- _WHAT THE TASK ASKS_:
Give the number of lines holding the string "chart" and nothing more.

- _COLLECTED MATERIAL_:
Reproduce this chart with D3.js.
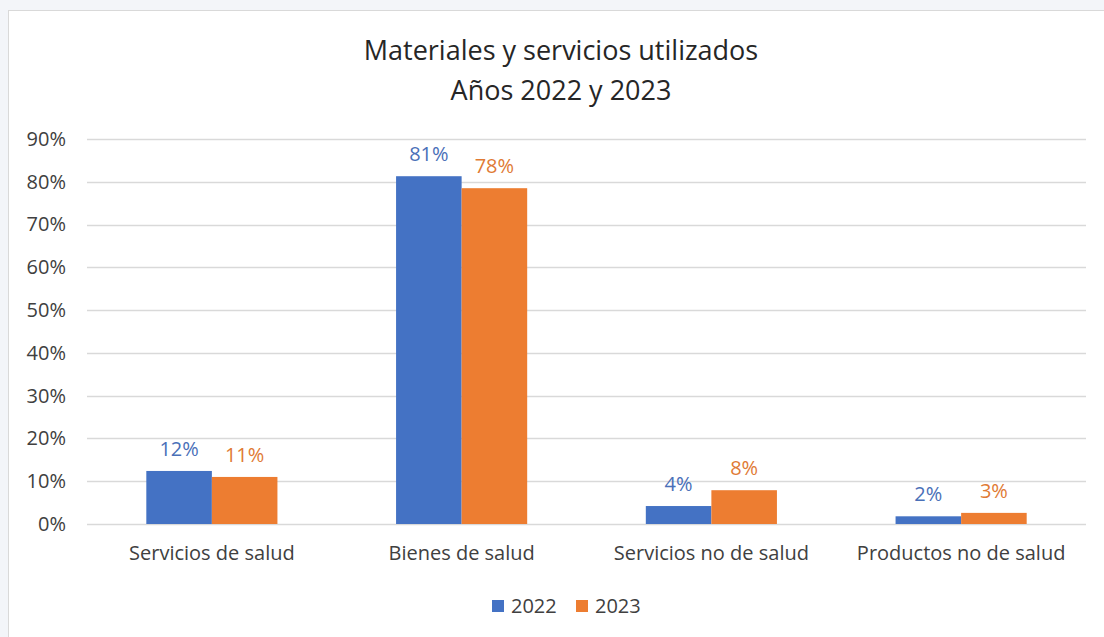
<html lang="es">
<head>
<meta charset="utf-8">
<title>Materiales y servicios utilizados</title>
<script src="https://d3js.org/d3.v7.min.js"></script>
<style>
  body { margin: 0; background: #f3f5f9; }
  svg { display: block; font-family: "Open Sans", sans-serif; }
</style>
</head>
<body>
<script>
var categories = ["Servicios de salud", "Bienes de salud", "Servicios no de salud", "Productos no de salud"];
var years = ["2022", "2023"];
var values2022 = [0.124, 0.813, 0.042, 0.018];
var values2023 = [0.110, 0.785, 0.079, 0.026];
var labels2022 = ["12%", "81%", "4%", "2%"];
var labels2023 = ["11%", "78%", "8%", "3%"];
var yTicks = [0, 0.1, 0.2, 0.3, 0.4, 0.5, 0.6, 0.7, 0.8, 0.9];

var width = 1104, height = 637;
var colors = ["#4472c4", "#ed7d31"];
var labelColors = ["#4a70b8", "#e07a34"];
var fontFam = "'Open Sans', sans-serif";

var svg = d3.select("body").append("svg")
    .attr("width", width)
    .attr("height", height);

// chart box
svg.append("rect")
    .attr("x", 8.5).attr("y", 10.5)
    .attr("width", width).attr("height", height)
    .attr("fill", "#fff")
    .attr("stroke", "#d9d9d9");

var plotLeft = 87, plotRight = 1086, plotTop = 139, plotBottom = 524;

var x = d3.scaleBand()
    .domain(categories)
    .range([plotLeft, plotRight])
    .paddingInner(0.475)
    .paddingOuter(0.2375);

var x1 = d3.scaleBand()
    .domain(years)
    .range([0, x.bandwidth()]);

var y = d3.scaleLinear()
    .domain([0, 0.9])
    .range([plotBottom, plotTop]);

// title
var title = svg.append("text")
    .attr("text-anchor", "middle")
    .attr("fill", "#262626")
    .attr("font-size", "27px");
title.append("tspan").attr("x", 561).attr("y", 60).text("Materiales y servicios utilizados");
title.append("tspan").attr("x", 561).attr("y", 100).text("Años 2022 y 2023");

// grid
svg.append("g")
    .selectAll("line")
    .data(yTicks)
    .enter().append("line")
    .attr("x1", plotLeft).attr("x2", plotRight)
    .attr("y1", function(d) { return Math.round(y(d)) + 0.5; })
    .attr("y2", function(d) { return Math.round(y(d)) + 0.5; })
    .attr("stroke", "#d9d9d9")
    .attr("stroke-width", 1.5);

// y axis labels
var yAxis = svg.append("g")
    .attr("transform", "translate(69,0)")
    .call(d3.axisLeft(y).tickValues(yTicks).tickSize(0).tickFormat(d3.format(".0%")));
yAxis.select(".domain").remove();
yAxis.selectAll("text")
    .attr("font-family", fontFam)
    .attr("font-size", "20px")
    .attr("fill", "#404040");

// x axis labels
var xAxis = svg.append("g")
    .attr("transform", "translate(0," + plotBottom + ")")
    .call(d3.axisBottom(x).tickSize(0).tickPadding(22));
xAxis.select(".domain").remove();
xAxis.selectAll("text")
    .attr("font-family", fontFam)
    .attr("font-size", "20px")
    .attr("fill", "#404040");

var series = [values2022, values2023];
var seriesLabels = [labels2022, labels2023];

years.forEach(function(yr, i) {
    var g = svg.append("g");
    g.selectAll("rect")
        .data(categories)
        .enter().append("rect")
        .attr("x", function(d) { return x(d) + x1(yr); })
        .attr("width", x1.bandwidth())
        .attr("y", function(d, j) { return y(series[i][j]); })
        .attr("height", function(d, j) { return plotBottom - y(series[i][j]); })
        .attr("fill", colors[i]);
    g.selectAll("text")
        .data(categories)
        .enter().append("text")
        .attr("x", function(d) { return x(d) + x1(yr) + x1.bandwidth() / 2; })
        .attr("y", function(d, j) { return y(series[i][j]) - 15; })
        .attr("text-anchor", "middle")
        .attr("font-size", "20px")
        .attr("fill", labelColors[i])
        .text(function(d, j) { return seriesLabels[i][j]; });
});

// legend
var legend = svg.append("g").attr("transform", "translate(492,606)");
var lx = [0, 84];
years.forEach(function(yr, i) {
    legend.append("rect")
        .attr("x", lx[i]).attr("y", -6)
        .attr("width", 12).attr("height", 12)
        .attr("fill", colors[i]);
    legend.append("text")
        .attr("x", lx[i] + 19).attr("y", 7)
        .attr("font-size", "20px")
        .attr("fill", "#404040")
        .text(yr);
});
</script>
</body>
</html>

- _FINAL RESULT_:
2